The aligned Large Language Models (LLMs) are powerful language understanding and decision-making tools that are created through extensive alignment with human feedback. However, these large models remain susceptible to jailbreak attacks, where adversaries manipulate prompts to elicit malicious outputs that should not be given by aligned LLMs. Investigating jailbreak prompts can lead us to delve into the limitations of LLMs and further guide us to secure them. Unfortunately, existing jailbreak techniques suffer from either (1) scalability issues, where attacks heavily rely on manual crafting of prompts, or (2) stealthiness problems, as attacks depend on token-based algorithms to generate prompts that are often semantically meaningless, making them susceptible to detection through basic perplexity testing. In light of these challenges, we intend to answer this question: Can we develop an approach that can automatically generate stealthy jailbreak prompts?
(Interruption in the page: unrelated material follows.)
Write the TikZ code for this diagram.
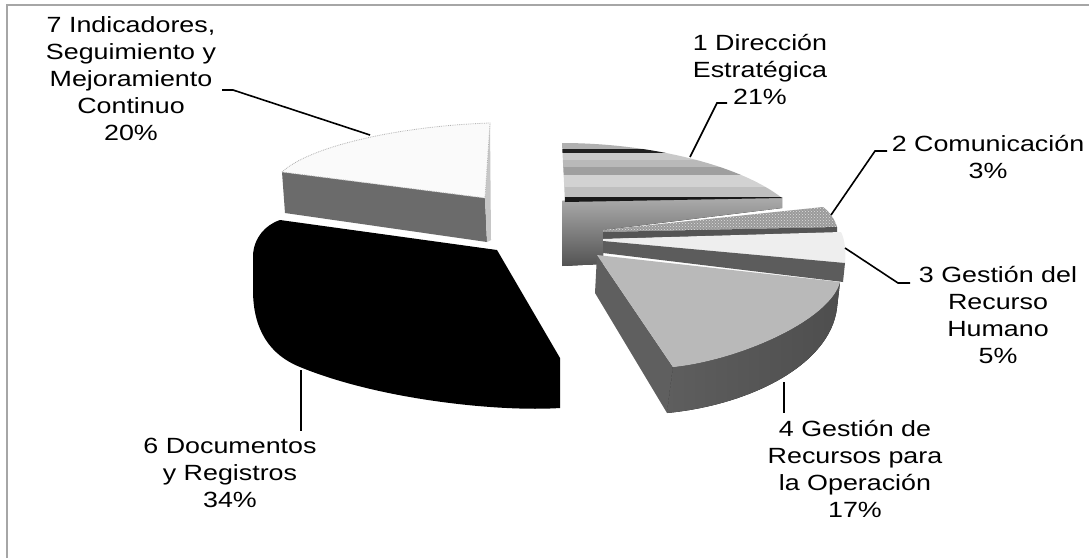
\documentclass[tikz,border=0pt]{standalone}
\usepackage{fontspec}
\setmainfont[FakeStretch=1.22]{Liberation Sans}
\usetikzlibrary{patterns}
\definecolor{sideseven}{HTML}{6B6B6B}
\definecolor{topthree}{HTML}{EEEEEE}
\definecolor{sidethree}{HTML}{5C5C5C}
\definecolor{sidetwo}{HTML}{555555}
\definecolor{toptwo}{HTML}{9A9A9A}
\definecolor{topfour}{HTML}{B9B9B9}
\definecolor{sidefour}{HTML}{5F5F5F}
\definecolor{frontL}{HTML}{5E5E5E}
\definecolor{frontR}{HTML}{4E4E4E}
\definecolor{frameg}{HTML}{A6A6A6}
\begin{document}
\begin{tikzpicture}[x=1pt,y=-1pt,
  font=\fontsize{22}{27}\selectfont,
  lab/.style={anchor=north, inner sep=0pt, align=center},
  lead/.style={line width=1.6pt, black}]
\useasboundingbox (0,0) rectangle (1089,558);
\fill[white] (0,0) rectangle (1089,558);
\draw[frameg, line width=2.5pt] (7,558) -- (7,5) -- (1089,5);

% slice 7
\fill[sideseven] (282,172) -- (485,198) -- (487,242) -- (285,213) -- cycle;
\fill[gray!45] (490,123) -- (491,240) -- (487,242) -- (485,198) -- cycle;
\filldraw[fill=white!98!black, draw=gray!60, densely dotted, line width=0.8pt]
  (282,172) .. controls (310,146) and (400,126) .. (490,123) -- (485,198) -- cycle;

% slice 6
\fill[black] (280,220) -- (497,250) -- (560,358) -- (560,408)
  .. controls (500,412) and (380,400) .. (300,367)
  .. controls (270,355) and (253,330) .. (253,290) -- (253,255)
  .. controls (254,238) and (265,225) .. (280,220) -- cycle;

% slice 1
\fill[top color=gray!65, bottom color=gray!50!black!90]
  (562,201) -- (782,197) -- (782,208) -- (603,230) -- (603,264) -- (562,266) -- cycle;
\begin{scope}
\clip (562,143) .. controls (650,143) and (740,165) .. (782,198) -- (565,202) -- cycle;
\fill[gray!62] (550,138) rectangle (790,149);
\fill[gray!25!black] (550,149) rectangle (790,153);
\fill[gray!42] (550,153) rectangle (790,160);
\fill[gray!55] (550,160) rectangle (790,167);
\fill[gray!75] (550,167) rectangle (790,175);
\fill[gray!35] (550,175) rectangle (790,187);
\fill[gray!50] (550,187) rectangle (790,197);
\fill[gray!20!black] (550,197) rectangle (790,205);
\end{scope}

% slice 2
\fill[toptwo] (603,230) -- (823,207) .. controls (830,212) and (835,220) .. (837,227) -- (603,232) -- cycle;
\fill[pattern=crosshatch dots, pattern color=gray!25] (603,230) -- (823,207) .. controls (830,212) and (835,220) .. (837,227) -- (603,232) -- cycle;
\fill[sidetwo] (603,232) -- (837,227) -- (837,233) -- (603,239) -- cycle;

% slice 3
\fill[topthree] (603,239) -- (841,232) .. controls (845,240) and (846,252) .. (845,263) -- (603,241) -- cycle;
\fill[sidethree] (603,241) -- (845,263) -- (843,282) -- (603,253) -- cycle;

% slice 4
\fill[sidefour] (597,255) -- (673,367) -- (667,413) -- (595,293) -- cycle;
\fill[left color=frontL, right color=frontR]
  (673,367) .. controls (740,360) and (830,320) .. (840,282) -- (837,308)
  .. controls (830,365) and (750,405) .. (667,413) -- cycle;
\fill[topfour] (597,255) -- (840,282) .. controls (830,320) and (740,360) .. (673,367) -- cycle;

% labels
\node[lab] (n7) at (131,12) {\rule{0pt}{20pt}7 Indicadores,\\Seguimiento y\\Mejoramiento\\Continuo\\20\%};
\node[lab] (n1) at (760,30) {\rule{0pt}{20pt}1 Dirección\\Estratégica\\21\%};
\node[lab] (n2) at (988,131) {\rule{0pt}{20pt}2 Comunicación\\3\%};
\node[lab] (n3) at (998,262) {\rule{0pt}{20pt}3 Gestión del\\Recurso\\Humano\\5\%};
\node[lab] (n4) at (855,416) {\rule{0pt}{20pt}4 Gestión de\\Recursos para\\la Operación\\17\%};
\node[lab] (n6) at (230,433) {\rule{0pt}{20pt}6 Documentos\\y Registros\\34\%};

% leaders
\coordinate (s7) at (370,135); \coordinate (k7) at (233,90); \coordinate (t7) at (222,90);
\coordinate (s1) at (690,157); \coordinate (k1) at (717,103); \coordinate (t1) at (727,103);
\coordinate (s2) at (831,215); \coordinate (k2) at (875,151); \coordinate (t2) at (887,151);
\coordinate (s3) at (845,248); \coordinate (k3) at (898,283); \coordinate (t3) at (910,283);
\coordinate (s4) at (784,382); \coordinate (t4) at (784,413);
\coordinate (s6) at (301,370); \coordinate (t6) at (301,431);
\draw[lead] (s7) -- (k7) -- (t7);
\draw[lead] (s1) -- (k1) -- (t1);
\draw[lead] (s2) -- (k2) -- (t2);
\draw[lead] (s3) -- (k3) -- (t3);
\draw[lead] (s4) -- (t4);
\draw[lead] (s6) -- (t6);
\end{tikzpicture}
\end{document}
In this paper, we introduce AutoDAN, a novel jailbreak attack against aligned LLMs. AutoDAN can automatically generate stealthy jailbreak prompts by the carefully designed hierarchical genetic algorithm. Extensive evaluations demonstrate that AutoDAN not only automates the process while preserving semantic meaningfulness, but also demonstrates superior attack strength in cross-model transferability, and cross-sample universality compared with the baseline. Moreover, we also compare AutoDAN with perplexity-based defense methods and show that AutoDAN can bypass them effectively.